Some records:

▼

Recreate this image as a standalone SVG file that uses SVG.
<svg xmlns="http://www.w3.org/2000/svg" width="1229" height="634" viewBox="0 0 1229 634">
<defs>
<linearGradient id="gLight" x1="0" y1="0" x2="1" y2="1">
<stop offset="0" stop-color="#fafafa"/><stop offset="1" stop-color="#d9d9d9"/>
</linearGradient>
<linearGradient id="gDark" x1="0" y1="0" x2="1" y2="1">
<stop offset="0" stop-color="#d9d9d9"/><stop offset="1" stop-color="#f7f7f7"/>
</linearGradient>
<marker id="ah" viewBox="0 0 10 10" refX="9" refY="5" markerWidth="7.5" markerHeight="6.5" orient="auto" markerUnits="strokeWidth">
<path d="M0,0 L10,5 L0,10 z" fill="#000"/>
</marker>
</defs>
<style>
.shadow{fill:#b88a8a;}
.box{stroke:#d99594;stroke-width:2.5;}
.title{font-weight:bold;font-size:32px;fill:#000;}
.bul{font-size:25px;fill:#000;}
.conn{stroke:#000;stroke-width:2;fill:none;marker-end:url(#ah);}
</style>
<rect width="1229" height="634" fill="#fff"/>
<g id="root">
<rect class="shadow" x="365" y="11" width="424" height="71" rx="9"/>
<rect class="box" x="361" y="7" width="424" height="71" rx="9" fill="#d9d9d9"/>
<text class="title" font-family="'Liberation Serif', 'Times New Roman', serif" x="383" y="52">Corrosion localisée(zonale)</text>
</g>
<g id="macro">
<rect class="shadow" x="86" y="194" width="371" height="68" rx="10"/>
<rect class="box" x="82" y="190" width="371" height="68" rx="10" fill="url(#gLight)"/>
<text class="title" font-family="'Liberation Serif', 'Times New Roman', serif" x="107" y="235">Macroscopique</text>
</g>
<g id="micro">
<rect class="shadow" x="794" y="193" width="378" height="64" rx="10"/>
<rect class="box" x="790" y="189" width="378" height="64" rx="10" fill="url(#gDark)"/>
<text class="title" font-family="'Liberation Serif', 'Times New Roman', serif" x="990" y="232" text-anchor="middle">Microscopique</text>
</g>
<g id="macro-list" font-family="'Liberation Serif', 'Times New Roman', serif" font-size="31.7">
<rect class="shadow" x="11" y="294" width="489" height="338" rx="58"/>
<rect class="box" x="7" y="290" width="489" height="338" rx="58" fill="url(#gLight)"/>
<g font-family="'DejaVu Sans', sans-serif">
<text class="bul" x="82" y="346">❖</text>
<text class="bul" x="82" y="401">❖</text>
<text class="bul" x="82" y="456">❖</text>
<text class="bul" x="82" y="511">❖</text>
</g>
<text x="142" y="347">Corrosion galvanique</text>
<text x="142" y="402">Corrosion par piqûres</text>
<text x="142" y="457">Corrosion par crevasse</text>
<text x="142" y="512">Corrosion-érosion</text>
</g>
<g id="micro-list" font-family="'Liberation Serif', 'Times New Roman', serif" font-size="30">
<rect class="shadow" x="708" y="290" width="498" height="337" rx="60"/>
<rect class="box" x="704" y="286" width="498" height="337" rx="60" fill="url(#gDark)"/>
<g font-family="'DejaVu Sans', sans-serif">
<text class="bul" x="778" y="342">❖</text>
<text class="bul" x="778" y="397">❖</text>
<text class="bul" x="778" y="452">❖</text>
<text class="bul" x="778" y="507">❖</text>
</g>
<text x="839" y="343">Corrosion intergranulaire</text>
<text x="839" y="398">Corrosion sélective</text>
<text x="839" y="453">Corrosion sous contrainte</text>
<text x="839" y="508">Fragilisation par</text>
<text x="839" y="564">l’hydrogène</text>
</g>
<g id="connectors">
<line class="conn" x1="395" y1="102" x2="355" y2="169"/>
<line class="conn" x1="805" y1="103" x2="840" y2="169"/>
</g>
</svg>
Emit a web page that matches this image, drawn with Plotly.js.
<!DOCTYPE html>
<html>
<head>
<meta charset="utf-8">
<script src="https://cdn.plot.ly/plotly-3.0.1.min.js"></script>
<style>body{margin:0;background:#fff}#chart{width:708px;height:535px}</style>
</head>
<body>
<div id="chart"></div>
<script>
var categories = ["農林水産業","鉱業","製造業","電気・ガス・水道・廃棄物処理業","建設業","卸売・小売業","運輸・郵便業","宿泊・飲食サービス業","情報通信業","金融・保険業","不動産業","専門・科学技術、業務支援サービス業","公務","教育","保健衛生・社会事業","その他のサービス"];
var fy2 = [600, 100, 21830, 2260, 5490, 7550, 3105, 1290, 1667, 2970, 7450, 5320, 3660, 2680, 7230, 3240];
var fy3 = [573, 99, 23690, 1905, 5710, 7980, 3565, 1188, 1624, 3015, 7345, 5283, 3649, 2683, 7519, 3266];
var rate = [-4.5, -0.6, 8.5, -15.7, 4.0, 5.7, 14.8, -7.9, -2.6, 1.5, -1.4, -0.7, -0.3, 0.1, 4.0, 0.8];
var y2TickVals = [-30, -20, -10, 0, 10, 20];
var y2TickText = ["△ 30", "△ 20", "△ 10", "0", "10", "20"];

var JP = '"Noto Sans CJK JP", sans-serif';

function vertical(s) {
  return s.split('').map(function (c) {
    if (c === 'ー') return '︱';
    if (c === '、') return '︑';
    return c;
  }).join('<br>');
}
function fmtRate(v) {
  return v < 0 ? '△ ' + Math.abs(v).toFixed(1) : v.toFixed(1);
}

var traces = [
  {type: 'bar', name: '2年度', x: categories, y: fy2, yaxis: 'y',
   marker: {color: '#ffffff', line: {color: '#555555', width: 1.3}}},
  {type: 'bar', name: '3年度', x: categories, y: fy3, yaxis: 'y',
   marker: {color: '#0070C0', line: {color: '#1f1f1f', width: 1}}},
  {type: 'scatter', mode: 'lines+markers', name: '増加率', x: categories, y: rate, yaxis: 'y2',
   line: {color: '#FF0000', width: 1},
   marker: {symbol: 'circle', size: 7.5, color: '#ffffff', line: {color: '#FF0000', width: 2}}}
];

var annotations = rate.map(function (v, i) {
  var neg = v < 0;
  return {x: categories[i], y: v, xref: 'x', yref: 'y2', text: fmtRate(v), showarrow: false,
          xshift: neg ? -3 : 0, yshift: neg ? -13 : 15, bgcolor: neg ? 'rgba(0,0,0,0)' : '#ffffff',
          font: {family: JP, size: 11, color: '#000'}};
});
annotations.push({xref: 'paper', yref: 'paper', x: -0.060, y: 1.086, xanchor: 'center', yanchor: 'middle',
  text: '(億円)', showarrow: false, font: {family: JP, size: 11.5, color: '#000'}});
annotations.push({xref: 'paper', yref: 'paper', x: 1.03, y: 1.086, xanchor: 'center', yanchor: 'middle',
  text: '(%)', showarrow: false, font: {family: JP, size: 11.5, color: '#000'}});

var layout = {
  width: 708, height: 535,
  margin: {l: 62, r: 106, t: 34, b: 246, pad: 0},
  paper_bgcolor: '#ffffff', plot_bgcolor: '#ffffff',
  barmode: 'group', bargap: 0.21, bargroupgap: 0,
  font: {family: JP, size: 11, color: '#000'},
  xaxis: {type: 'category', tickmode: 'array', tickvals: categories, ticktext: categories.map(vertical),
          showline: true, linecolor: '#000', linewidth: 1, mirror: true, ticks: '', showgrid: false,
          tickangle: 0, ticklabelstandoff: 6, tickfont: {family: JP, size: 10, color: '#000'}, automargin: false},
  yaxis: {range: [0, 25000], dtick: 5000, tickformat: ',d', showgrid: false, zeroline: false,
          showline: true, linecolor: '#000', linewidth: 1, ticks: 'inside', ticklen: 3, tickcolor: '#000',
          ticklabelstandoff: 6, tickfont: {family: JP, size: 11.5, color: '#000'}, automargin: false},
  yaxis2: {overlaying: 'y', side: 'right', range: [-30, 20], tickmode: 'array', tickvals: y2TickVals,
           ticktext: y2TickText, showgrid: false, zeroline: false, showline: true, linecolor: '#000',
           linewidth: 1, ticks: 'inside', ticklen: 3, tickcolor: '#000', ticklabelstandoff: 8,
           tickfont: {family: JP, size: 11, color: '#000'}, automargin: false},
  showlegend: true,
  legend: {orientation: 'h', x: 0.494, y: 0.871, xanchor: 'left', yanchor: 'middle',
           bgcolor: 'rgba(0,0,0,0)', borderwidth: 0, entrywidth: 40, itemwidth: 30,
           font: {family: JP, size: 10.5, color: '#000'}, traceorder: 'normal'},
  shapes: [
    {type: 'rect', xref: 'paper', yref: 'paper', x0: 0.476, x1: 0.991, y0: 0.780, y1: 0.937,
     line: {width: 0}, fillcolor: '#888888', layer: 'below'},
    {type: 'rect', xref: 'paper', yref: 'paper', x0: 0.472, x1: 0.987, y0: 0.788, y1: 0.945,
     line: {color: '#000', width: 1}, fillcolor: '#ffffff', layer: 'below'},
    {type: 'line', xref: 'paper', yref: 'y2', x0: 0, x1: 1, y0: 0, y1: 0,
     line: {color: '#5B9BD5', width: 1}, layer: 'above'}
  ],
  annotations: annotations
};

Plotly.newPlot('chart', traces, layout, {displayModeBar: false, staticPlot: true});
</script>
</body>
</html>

▲

== STATED EXERCISE ==
On how many lines does the word "this" appear? Answer with only the number.

== WORKED SOLUTION ==
2